◆ TASK PROMPT:
Pictures stay out of the copy; restate everything else in the material exactly.
──────── DATA EXCERPT
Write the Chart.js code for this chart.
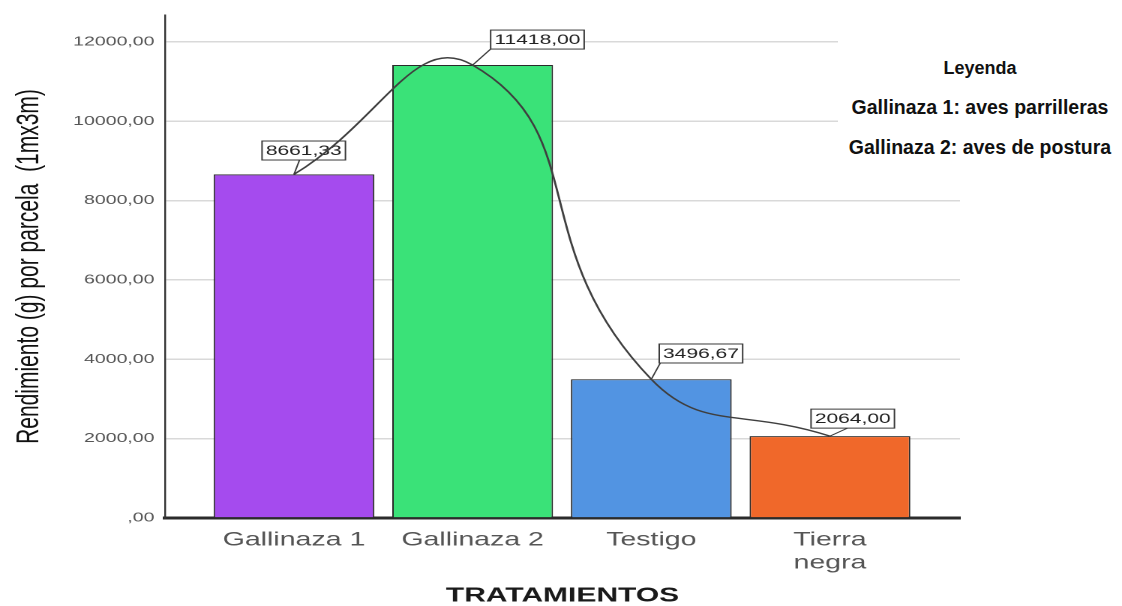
<!DOCTYPE html>
<html>
<head>
<meta charset="utf-8">
<title>Rendimiento por tratamiento</title>
<script src="https://cdn.jsdelivr.net/npm/chart.js@4.4.1/dist/chart.umd.min.js"></script>
<style>
  html, body { margin: 0; padding: 0; background: #fff; }
  #wrap { position: relative; width: 1122px; height: 606px; overflow: hidden; background: #fff; }
  /* the chart is drawn narrow and widened 1.5x, giving its wide lettering */
  #chartBox { position: absolute; left: 0; top: 0; width: 653px; height: 606px;
              transform: scaleX(1.5); transform-origin: 0 0; }
  #leyenda { position: absolute; left: 838px; top: 36px; width: 284px; height: 138px;
             background: #fff; color: #111; text-align: center;
             font-family: "Liberation Sans", Arial, sans-serif; font-weight: bold; }
  #leyenda div { position: absolute; left: 0; right: 0; white-space: nowrap; }
</style>
</head>
<body>
<div id="wrap">
  <div id="chartBox"><canvas id="c" width="653" height="606"></canvas></div>
  <div id="leyenda">
    <div style="top:23px;font-size:18px;line-height:18px;">Leyenda</div>
    <div style="top:60px;font-size:19.5px;line-height:22px;">Gallinaza 1: aves parrilleras</div>
    <div style="top:100px;font-size:19.5px;line-height:22px;">Gallinaza 2: aves de postura</div>
  </div>
</div>
<script>
// Treatments and their yield (g per 1m x 3m plot)
const categories = ['Gallinaza 1', 'Gallinaza 2', 'Testigo', ['Tierra', 'negra']];
const rendimiento = [8661.33, 11418.00, 3496.67, 2064.00];
const barColors = ['#a54bee', '#3ae278', '#5294e2', '#f0682a'];
const yTicks = [0, 2000, 4000, 6000, 8000, 10000, 12000];
const yMax = 12680;

// where each value box sits relative to its bar top: dx, dy, leader end inside box
const labelOffsets = [
  { dx: -21.3, dy: 14.4, lead: 25 },
  { dx: 12.0, dy: 16.0, lead: 0 },
  { dx: 5.3, dy: 16.3, lead: 0.7 },
  { dx: -12.6, dy: 8.0, lead: 24.3 }
];

const FONT = '"Liberation Sans", Arial, sans-serif';
const fmt = v => (v === 0 ? ',00' : v.toFixed(2).replace('.', ','));
const points = rendimiento.map((v, i) => ({ x: i, y: v }));

// value boxes drawn after the bars, under the interpolation line
const valueBoxes = {
  id: 'valueBoxes',
  afterDatasetDraw(chart, args) {
    if (args.index !== 0) return;
    const ctx = chart.ctx;
    ctx.save();
    ctx.font = '14px ' + FONT;
    ctx.textBaseline = 'middle';
    ctx.textAlign = 'left';
    args.meta.data.forEach((el, i) => {
      const txt = fmt(rendimiento[i]);
      const o = labelOffsets[i];
      const w = ctx.measureText(txt).width + 5;
      const h = 19;
      const left = el.x + o.dx;
      const bottom = el.y - o.dy;
      ctx.strokeStyle = '#3a3a3a';
      ctx.lineWidth = 1;
      ctx.beginPath();
      ctx.moveTo(el.x, el.y);
      ctx.lineTo(left + o.lead, bottom);
      ctx.stroke();
      ctx.fillStyle = '#fff';
      ctx.fillRect(left, bottom - h, w, h);
      ctx.strokeRect(left, bottom - h, w, h);
      ctx.fillStyle = '#222';
      ctx.fillText(txt, left + 2.5, bottom - h / 2 + 0.5);
    });
    ctx.restore();
  }
};

new Chart(document.getElementById('c'), {
  data: {
    datasets: [
      {
        type: 'bar',
        data: points,
        backgroundColor: barColors,
        borderColor: '#2a2a2a',
        borderWidth: 1,
        barPercentage: 0.9,
        categoryPercentage: 1,
        order: 2
      },
      {
        type: 'line',
        data: points,
        borderColor: '#3f3f3f',
        borderWidth: 1.4,
        tension: 0.5,
        pointRadius: 0,
        fill: false,
        order: 1
      }
    ]
  },
  options: {
    responsive: false,
    devicePixelRatio: 2,
    animation: false,
    layout: { padding: { top: 15, right: 0, left: 0, bottom: 0 } },
    plugins: {
      legend: { display: false },
      tooltip: { enabled: false }
    },
    scales: {
      x: {
        type: 'linear',
        offset: false,
        min: -0.722,
        max: 3.728,
        afterBuildTicks: s => { s.ticks = categories.map((c, i) => ({ value: i })); },
        afterFit: s => { s.height = 88; s.paddingRight = 13; },
        grid: { display: false, drawTicks: false, offset: false },
        border: { display: true, color: '#2b2b2b', width: 3 },
        ticks: {
          autoSkip: false,
          maxRotation: 0,
          padding: 11,
          color: '#555',
          font: { family: FONT, size: 19 },
          callback: v => categories[v]
        },
        title: {
          display: true,
          text: 'TRATAMIENTOS',
          color: '#1a1a1a',
          font: { family: FONT, size: 20, weight: 'bold', lineHeight: 1 },
          padding: { top: 0, bottom: 0 }
        }
      },
      y: {
        type: 'linear',
        min: 0,
        max: yMax,
        afterBuildTicks: s => { s.ticks = yTicks.map(v => ({ value: v })); },
        afterFit: s => { s.width = 110; },
        grid: { color: '#d9d9d9', lineWidth: 1.5, drawTicks: false },
        border: { display: true, color: '#333', width: 1.2 },
        ticks: {
          padding: 7,
          color: '#555',
          font: { family: FONT, size: 13 },
          callback: v => fmt(v)
        },
        title: {
          display: true,
          text: 'Rendimiento (g) por parcela  (1mx3m)',
          color: '#111',
          font: { family: FONT, size: 21 },
          padding: { top: 7, bottom: 0 }
        }
      }
    }
  },
  plugins: [valueBoxes]
});
</script>
</body>
</html>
────────────────
◆ SOLUTION:
Write the Chart.js code for this chart.
<!DOCTYPE html>
<html>
<head>
<meta charset="utf-8">
<title>Rendimiento por tratamiento</title>
<script src="https://cdn.jsdelivr.net/npm/chart.js@4.4.1/dist/chart.umd.min.js"></script>
<style>
  html, body { margin: 0; padding: 0; background: #fff; }
  #wrap { position: relative; width: 1122px; height: 606px; overflow: hidden; background: #fff; }
  /* the chart is drawn narrow and widened 1.5x, giving its wide lettering */
  #chartBox { position: absolute; left: 0; top: 0; width: 653px; height: 606px;
              transform: scaleX(1.5); transform-origin: 0 0; }
  #leyenda { position: absolute; left: 838px; top: 36px; width: 284px; height: 138px;
             background: #fff; color: #111; text-align: center;
             font-family: "Liberation Sans", Arial, sans-serif; font-weight: bold; }
  #leyenda div { position: absolute; left: 0; right: 0; white-space: nowrap; }
</style>
</head>
<body>
<div id="wrap">
  <div id="chartBox"><canvas id="c" width="653" height="606"></canvas></div>
  <div id="leyenda">
    <div style="top:23px;font-size:18px;line-height:18px;">Leyenda</div>
    <div style="top:60px;font-size:19.5px;line-height:22px;">Gallinaza 1: aves parrilleras</div>
    <div style="top:100px;font-size:19.5px;line-height:22px;">Gallinaza 2: aves de postura</div>
  </div>
</div>
<script>
// Treatments and their yield (g per 1m x 3m plot)
const categories = ['Gallinaza 1', 'Gallinaza 2', 'Testigo', ['Tierra', 'negra']];
const rendimiento = [8661.33, 11418.00, 3496.67, 2064.00];
const barColors = ['#a54bee', '#3ae278', '#5294e2', '#f0682a'];
const yTicks = [0, 2000, 4000, 6000, 8000, 10000, 12000];
const yMax = 12680;

// where each value box sits relative to its bar top: dx, dy, leader end inside box
const labelOffsets = [
  { dx: -21.3, dy: 14.4, lead: 25 },
  { dx: 12.0, dy: 16.0, lead: 0 },
  { dx: 5.3, dy: 16.3, lead: 0.7 },
  { dx: -12.6, dy: 8.0, lead: 24.3 }
];

const FONT = '"Liberation Sans", Arial, sans-serif';
const fmt = v => (v === 0 ? ',00' : v.toFixed(2).replace('.', ','));
const points = rendimiento.map((v, i) => ({ x: i, y: v }));

// value boxes drawn after the bars, under the interpolation line
const valueBoxes = {
  id: 'valueBoxes',
  afterDatasetDraw(chart, args) {
    if (args.index !== 0) return;
    const ctx = chart.ctx;
    ctx.save();
    ctx.font = '14px ' + FONT;
    ctx.textBaseline = 'middle';
    ctx.textAlign = 'left';
    args.meta.data.forEach((el, i) => {
      const txt = fmt(rendimiento[i]);
      const o = labelOffsets[i];
      const w = ctx.measureText(txt).width + 5;
      const h = 19;
      const left = el.x + o.dx;
      const bottom = el.y - o.dy;
      ctx.strokeStyle = '#3a3a3a';
      ctx.lineWidth = 1;
      ctx.beginPath();
      ctx.moveTo(el.x, el.y);
      ctx.lineTo(left + o.lead, bottom);
      ctx.stroke();
      ctx.fillStyle = '#fff';
      ctx.fillRect(left, bottom - h, w, h);
      ctx.strokeRect(left, bottom - h, w, h);
      ctx.fillStyle = '#222';
      ctx.fillText(txt, left + 2.5, bottom - h / 2 + 0.5);
    });
    ctx.restore();
  }
};

new Chart(document.getElementById('c'), {
  data: {
    datasets: [
      {
        type: 'bar',
        data: points,
        backgroundColor: barColors,
        borderColor: '#2a2a2a',
        borderWidth: 1,
        barPercentage: 0.9,
        categoryPercentage: 1,
        order: 2
      },
      {
        type: 'line',
        data: points,
        borderColor: '#3f3f3f',
        borderWidth: 1.4,
        tension: 0.5,
        pointRadius: 0,
        fill: false,
        order: 1
      }
    ]
  },
  options: {
    responsive: false,
    devicePixelRatio: 2,
    animation: false,
    layout: { padding: { top: 15, right: 0, left: 0, bottom: 0 } },
    plugins: {
      legend: { display: false },
      tooltip: { enabled: false }
    },
    scales: {
      x: {
        type: 'linear',
        offset: false,
        min: -0.722,
        max: 3.728,
        afterBuildTicks: s => { s.ticks = categories.map((c, i) => ({ value: i })); },
        afterFit: s => { s.height = 88; s.paddingRight = 13; },
        grid: { display: false, drawTicks: false, offset: false },
        border: { display: true, color: '#2b2b2b', width: 3 },
        ticks: {
          autoSkip: false,
          maxRotation: 0,
          padding: 11,
          color: '#555',
          font: { family: FONT, size: 19 },
          callback: v => categories[v]
        },
        title: {
          display: true,
          text: 'TRATAMIENTOS',
          color: '#1a1a1a',
          font: { family: FONT, size: 20, weight: 'bold', lineHeight: 1 },
          padding: { top: 0, bottom: 0 }
        }
      },
      y: {
        type: 'linear',
        min: 0,
        max: yMax,
        afterBuildTicks: s => { s.ticks = yTicks.map(v => ({ value: v })); },
        afterFit: s => { s.width = 110; },
        grid: { color: '#d9d9d9', lineWidth: 1.5, drawTicks: false },
        border: { display: true, color: '#333', width: 1.2 },
        ticks: {
          padding: 7,
          color: '#555',
          font: { family: FONT, size: 13 },
          callback: v => fmt(v)
        },
        title: {
          display: true,
          text: 'Rendimiento (g) por parcela  (1mx3m)',
          color: '#111',
          font: { family: FONT, size: 21 },
          padding: { top: 7, bottom: 0 }
        }
      }
    }
  },
  plugins: [valueBoxes]
});
</script>
</body>
</html>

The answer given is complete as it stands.